Por Gustavo Krause, especial para o Blog de Jamildo O desuso do “Manifesto das sete artes”, publicado em 1923, que reconheceu o cinema como a sétima arte (hoje, são identificadas 11), deixa-me à vontade para incluir mais uma, a arte de governar.
Muita gente vai torcer o nariz diante de tamanha ousadia.
As pessoas, em geral, estão ressabiadas com o governo, qualquer governo, em especial o nosso, perito em malasartes e aí vem um cara escrever sobre a arte de governar.
Justifico.
A expressão “arte” admite uma licença na linguagem coloquial que amplia seu sentido original e permite o uso para traduzir a combinação de elementos concretos e abstratos capazes de qualificar o fazer humano (cultura).
De outra parte, governar é uma ação intensa, transformadora e de tal complexidade cuja força pode produzir o belo e o trágico.
Nela estão contidos o exercício do poder, o jogo da política e a misteriosa essência do ser humano em toda sua grandeza e miséria.
De outra parte, nunca é demais lembrar que a inseparável relação entre governo e política avaliza conceitos clássicos que mencionam “ciência da governação dos Estados”; “Arte e prática da governação das sociedades humanas”; e definições que acrescentam à arte e à ciência “a ética do bemcomum”.
Com efeito, o tempo das disputas eleitorais anima a reflexão sobre a arte de governar, reflexões, aliás, antigas, profundas e suficientes para abarrotar muitas bibliotecas.
O apelo à concisão impõe o risco de me limitar a duas luminosas lições.

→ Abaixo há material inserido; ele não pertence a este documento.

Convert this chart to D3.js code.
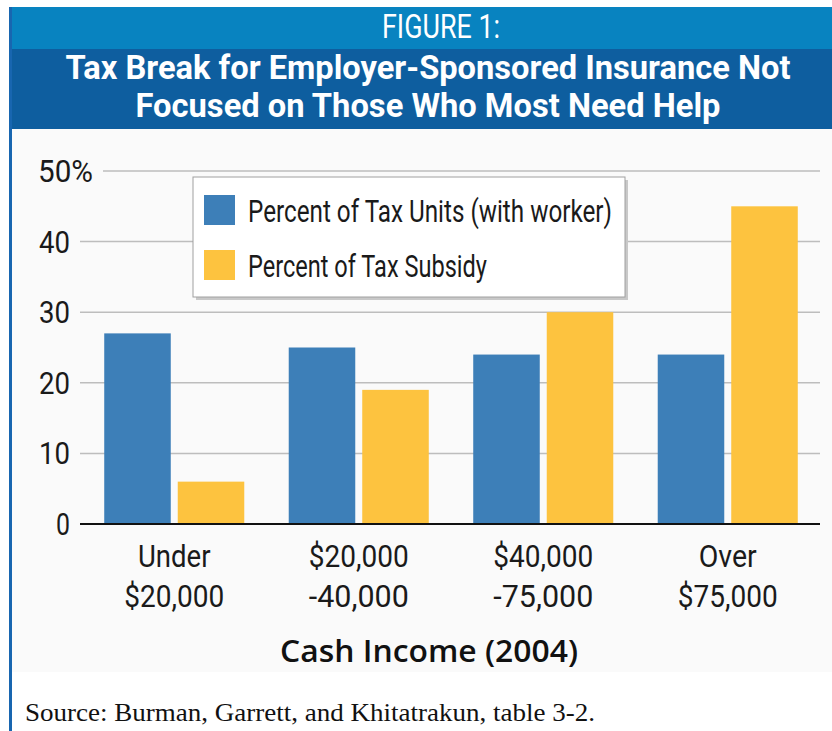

A primeira vem da civilização grega, particularmente do pensamento aristotélico, que exaltava a moderação como a virtude excelsa do homem porque, distante dos extremos, encontra o justo no caminho do meio. É o contraponto dos excessos.
Como toda virtude, é silenciosa e passível de ser adquirida.
Virtude laica e religiosa que ensina ser moderado em tudo, sobretudo, na arte de governar, no perigoso manejo do poder, este fenômeno social que se resume no domínio de homens sobre homens.
A outra lição vem do mais admirado e injuriado pensador, o florentino Nicolau Maquiavel.
Maquiavel não era maquiavélico.
Maquiavel foi um realista pessimista.
Recomendava prudência e rejeição à ingenuidade, ou seja, recomendava o pessimismo preventivo que se traduz na seguinte linha de conduta: admitir o mal não significa desejá-lo, mas reconhecer que ele é tão provável quanto o bem desejado.
Mirou no Príncipe, mas abriu os olhos do povo para o que é, para a natureza e o exercício do poder, abstraídas as prescrições do dever ser.
Em resumo: a virtude da moderação e o pessimismo preventivo devem ser companhias permanentes de quem governa.
Uma revela o grande desafio do ser; o outro ajuda a superar o desafio do fazer.
Nas democracias, os governantes são eleitos na esperança de que cumpram os desígnios dos cidadãos.
Não é difícil identificar carências e demandas sociais; não é difícil prometer políticas públicas e programas de governo devidamente embalados pelos modernos recursos do marketing político e do espetáculo midiático.
A dificuldade fundamental do governante reside no pretenso dilema: atender o imediatismo das necessidades ou governar para as futuras gerações?
A meu ver, o dilema é falso.
Nem o populismo imediatista, nem o idealismo atemporal, isoladamente, dão sustentação ao bom governo.
A propósito, governar não esgota o seu significado em gerir, administrar organizações, entre elas, o Estado; governar é dar rumos, dirigir, pilotar uma embarcação com o leme da clarividência de modo a abrir caminhos em direção a um porto seguro.
Desta forma, a arte de governar exige a virtude da moderação no uso do poder, a visão equilibrada entre o agora e o depois, a resiliência diante de turbulências e tempestades.
Com as eleições na porta e superada a fase das estranhas alianças (tratadas, aliás, com palavras que ferem ouvidos pudicos), está na hora de os candidatos demonstrarem que é possível, com uma visão de mundo, ideias e propostas viáveis governar com engenho e arte.
No meu caso, ficaria satisfeito com uma agenda básica: (1) o trinômio, educação/conhecimento/inovação; (2) instituições democráticas/inclusão; (3) governo que funcione.
E antes que esqueça: adicionar ao PIB, indicador de quantidade, o felicitômetro, indicador de qualidade.